# Requirements:
Extract, in full, the lines below, beginning at the first and ending with the line that contains "var aprFit = [1.7279, -0.8756, 0.1, 17.5];". Pictures do not belong in the copy.

# Source material:

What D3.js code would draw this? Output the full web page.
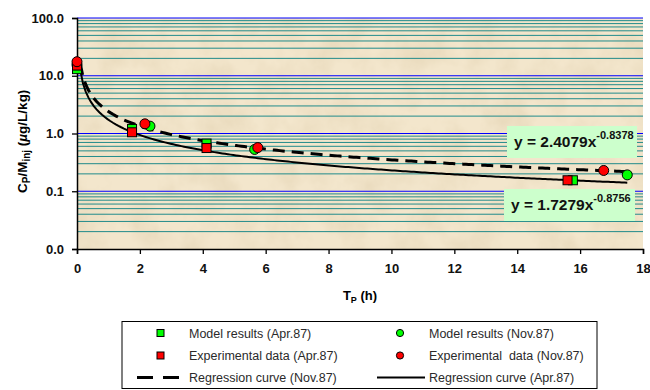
<!DOCTYPE html>
<html>
<head>
<meta charset="utf-8">
<script src="https://cdn.jsdelivr.net/npm/d3@7"></script>
<style>
  body { margin: 0; background: #fff; }
  svg { display: block; font-family: Arial, "Liberation Sans", sans-serif; }
</style>
</head>
<body>
<svg id="chart" width="650" height="390"></svg>
<script>
// Apr.87 model results (green squares)
var aprModelT = [0, 1.75, 4.12, 15.77];
var aprModelV = [13, 1.2, 0.67, 0.155];
// Apr.87 experimental data (red squares)
var aprExpT = [0, 1.75, 4.12, 15.6];
var aprExpV = [15, 1.05, 0.56, 0.155];
// Nov.87 model results (green circles)
var novModelT = [0, 2.32, 5.65, 17.5];
var novModelV = [15.5, 1.34, 0.53, 0.192];
// Nov.87 experimental data (red circles)
var novExpT = [0, 2.16, 5.75, 16.75];
var novExpV = [17.5, 1.47, 0.57, 0.229];
// regression (power) curves: [coefficient, exponent, tStart, tEnd]
var novFit = [2.4079, -0.8378, 0.1, 17.5];
var aprFit = [1.7279, -0.8756, 0.1, 17.5];

var xTicks = [0, 2, 4, 6, 8, 10, 12, 14, 16, 18];
var yTicks = [0.01, 0.1, 1, 10, 100];

var svg = d3.select("#chart");
var plotL = 77, plotR = 643, plotT = 18, plotB = 249;

var x = d3.scaleLinear().domain([0, 18]).range([plotL, plotR]);
var y = d3.scaleLog().domain([0.01, 100]).range([plotB, plotT]);

// parchment-like background
var defs = svg.append("defs");
var filt = defs.append("filter").attr("id", "parch")
  .attr("x", 0).attr("y", 0).attr("width", 1).attr("height", 1);
filt.append("feTurbulence").attr("type", "fractalNoise")
  .attr("baseFrequency", "0.03").attr("numOctaves", 5).attr("seed", 3);
filt.append("feColorMatrix").attr("type", "matrix")
  .attr("values", "0 0 0 0 0.72  0 0 0 0 0.60  0 0 0 0 0.40  0.85 0 0 0 -0.32");

svg.append("rect")
  .attr("x", plotL).attr("y", plotT)
  .attr("width", plotR - plotL).attr("height", plotB - plotT)
  .style("fill", "#f3e6cc");
svg.append("rect")
  .attr("x", plotL).attr("y", plotT)
  .attr("width", plotR - plotL).attr("height", plotB - plotT)
  .attr("filter", "url(#parch)");

// gridlines
var minor = [];
[0.01, 0.1, 1, 10].forEach(function(d) {
  for (var k = 2; k <= 9; k++) minor.push(d * k);
});
svg.selectAll(".minor-grid").data(minor).enter()
  .append("line").classed("minor-grid", true)
  .attr("x1", plotL).attr("x2", plotR)
  .attr("y1", function(d) { return y(d); })
  .attr("y2", function(d) { return y(d); })
  .style("stroke", "#218b8b").style("stroke-width", 1);
svg.selectAll(".major-grid").data(yTicks.slice(1)).enter()
  .append("line").classed("major-grid", true)
  .attr("x1", plotL).attr("x2", plotR)
  .attr("y1", function(d) { return y(d); })
  .attr("y2", function(d) { return y(d); })
  .style("stroke", "#0000ff").style("stroke-width", 1.2);

// axes
var yAxis = svg.append("g")
  .attr("transform", "translate(" + plotL + ",0)")
  .call(d3.axisLeft(y).tickValues(yTicks).tickFormat(d3.format(".1f")).tickSize(5).tickPadding(8));
var xAxis = svg.append("g")
  .attr("transform", "translate(0," + plotB + ")")
  .call(d3.axisBottom(x).tickValues(xTicks).tickSize(5).tickPadding(10));
[xAxis, yAxis].forEach(function(a) {
  a.select(".domain").style("stroke", "#000").style("stroke-width", 1.5);
  a.selectAll(".tick line").style("stroke", "#000").style("stroke-width", 1.3);
  a.selectAll("text").style("font-size", "13px").style("font-weight", "bold")
    .style("fill", "#111").style("font-family", "Arial, 'Liberation Sans', sans-serif");
});

// axis titles
var xt = svg.append("text")
  .attr("x", (plotL + plotR) / 2).attr("y", 300)
  .style("text-anchor", "middle").style("font-size", "13px").style("font-weight", "bold");
xt.append("tspan").text("T");
xt.append("tspan").attr("dy", 3).style("font-size", "9px").text("P");
xt.append("tspan").attr("dy", -3).text(" (h)");

// y title: starts next to the 0.1 label and runs upward
var yt = svg.append("text")
  .attr("transform", "translate(27,0) rotate(-90)")
  .attr("x", -193)
  .style("text-anchor", "start").style("font-size", "13.5px").style("font-weight", "bold");
yt.append("tspan").text("C");
yt.append("tspan").attr("dy", 3).style("font-size", "10px").text("P");
yt.append("tspan").attr("dy", -3).text("/M");
yt.append("tspan").attr("dy", 3).style("font-size", "10px").text("inj");
yt.append("tspan").attr("dy", -3).text(" (");
yt.append("tspan").style("font-style", "italic").text("\u00b5");
yt.append("tspan").text("g/L/kg)");

// regression curves
function curvePoints(fit) {
  var pts = [];
  var n = 200;
  for (var i = 0; i <= n; i++) {
    var t = fit[2] + (fit[3] - fit[2]) * i / n;
    pts.push([t, fit[0] * Math.pow(t, fit[1])]);
  }
  return pts;
}
var line = d3.line().x(function(d) { return x(d[0]); }).y(function(d) { return y(d[1]); });

svg.append("path").datum(curvePoints(aprFit))
  .attr("d", line)
  .style("fill", "none").style("stroke", "#000").style("stroke-width", 2);
svg.append("path").datum(curvePoints(novFit))
  .attr("d", line)
  .style("fill", "none").style("stroke", "#000").style("stroke-width", 3)
  .style("stroke-dasharray", "12,7");

// markers
function zip(t, v) { return t.map(function(d, i) { return { t: d, v: v[i] }; }); }

function squares(data, color, cls) {
  svg.selectAll("." + cls).data(data).enter()
    .append("rect").classed(cls, true)
    .attr("x", function(d) { return x(d.t) - 4.5; })
    .attr("y", function(d) { return y(d.v) - 4.5; })
    .attr("width", 9).attr("height", 9)
    .style("fill", color).style("stroke", "#000").style("stroke-width", 1);
}
function circles(data, color, cls) {
  svg.selectAll("." + cls).data(data).enter()
    .append("circle").classed(cls, true)
    .attr("cx", function(d) { return x(d.t); })
    .attr("cy", function(d) { return y(d.v); })
    .attr("r", 5)
    .style("fill", color).style("stroke", "#000").style("stroke-width", 1);
}
circles(zip(novModelT, novModelV), "#00ff00", "nov-model");
squares(zip(aprModelT, aprModelV), "#00ff00", "apr-model");
squares(zip(aprExpT, aprExpV), "#ff0000", "apr-exp");
circles(zip(novExpT, novExpV), "#ff0000", "nov-exp");

// equation labels
function eqLabel(bx, by, bw, bh, base, coef, expo) {
  svg.append("rect").attr("x", bx).attr("y", by).attr("width", bw).attr("height", bh)
    .style("fill", "#ccffcc");
  var t = svg.append("text").attr("x", bx + 7).attr("y", base)
    .style("font-size", "15.5px").style("font-weight", "bold").style("fill", "#111");
  t.append("tspan").text("y = " + coef + "x");
  t.append("tspan").attr("dy", -8).style("font-size", "11px").text(expo);
}
eqLabel(507, 126, 130, 32, 147, "2.4079", "-0.8378");
eqLabel(504, 189, 131, 32, 210, "1.7279", "-0.8756");

// legend
var lg = svg.append("g");
lg.append("rect").attr("x", 122).attr("y", 321.5).attr("width", 475).attr("height", 67)
  .style("fill", "#fff").style("stroke", "#000").style("stroke-width", 1);
var rowY = [333, 355.5, 377.5];
var legendItems = [
  { col: 0, row: 0, type: "square", color: "#00ff00", label: "Model results (Apr.87)" },
  { col: 0, row: 1, type: "square", color: "#ff0000", label: "Experimental data (Apr.87)" },
  { col: 0, row: 2, type: "dash", label: "Regression curve (Nov.87)" },
  { col: 1, row: 0, type: "circle", color: "#00ff00", label: "Model results (Nov.87)" },
  { col: 1, row: 1, type: "circle", color: "#ff0000", label: "Experimental  data (Nov.87)" },
  { col: 1, row: 2, type: "solid", label: "Regression curve (Apr.87)" }
];
var colMarker = [160.5, 400], colLineX = [[137, 180], [377, 425]], colText = [189, 429];
legendItems.forEach(function(it) {
  var cy = rowY[it.row];
  if (it.type === "square") {
    lg.append("rect").attr("x", colMarker[it.col] - 3.5).attr("y", cy - 3.5)
      .attr("width", 7).attr("height", 7)
      .style("fill", it.color).style("stroke", "#000").style("stroke-width", 1);
  } else if (it.type === "circle") {
    lg.append("circle").attr("cx", colMarker[it.col]).attr("cy", cy).attr("r", 3.6)
      .style("fill", it.color).style("stroke", "#000").style("stroke-width", 1);
  } else {
    lg.append("line")
      .attr("x1", colLineX[it.col][0]).attr("x2", colLineX[it.col][1])
      .attr("y1", cy).attr("y2", cy)
      .style("stroke", "#000")
      .style("stroke-width", it.type === "dash" ? 3 : 2)
      .style("stroke-dasharray", it.type === "dash" ? "16,10" : null);
  }
  lg.append("text").attr("x", colText[it.col]).attr("y", cy + 4.5)
    .style("font-size", "12.5px").style("fill", "#2a2a2a")
    .style("white-space", "pre").attr("xml:space", "preserve")
    .text(it.label);
});
</script>
</body>
</html>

# Exercise output:
What D3.js code would draw this? Output the full web page.
<!DOCTYPE html>
<html>
<head>
<meta charset="utf-8">
<script src="https://cdn.jsdelivr.net/npm/d3@7"></script>
<style>
  body { margin: 0; background: #fff; }
  svg { display: block; font-family: Arial, "Liberation Sans", sans-serif; }
</style>
</head>
<body>
<svg id="chart" width="650" height="390"></svg>
<script>
// Apr.87 model results (green squares)
var aprModelT = [0, 1.75, 4.12, 15.77];
var aprModelV = [13, 1.2, 0.67, 0.155];
// Apr.87 experimental data (red squares)
var aprExpT = [0, 1.75, 4.12, 15.6];
var aprExpV = [15, 1.05, 0.56, 0.155];
// Nov.87 model results (green circles)
var novModelT = [0, 2.32, 5.65, 17.5];
var novModelV = [15.5, 1.34, 0.53, 0.192];
// Nov.87 experimental data (red circles)
var novExpT = [0, 2.16, 5.75, 16.75];
var novExpV = [17.5, 1.47, 0.57, 0.229];
// regression (power) curves: [coefficient, exponent, tStart, tEnd]
var novFit = [2.4079, -0.8378, 0.1, 17.5];
var aprFit = [1.7279, -0.8756, 0.1, 17.5];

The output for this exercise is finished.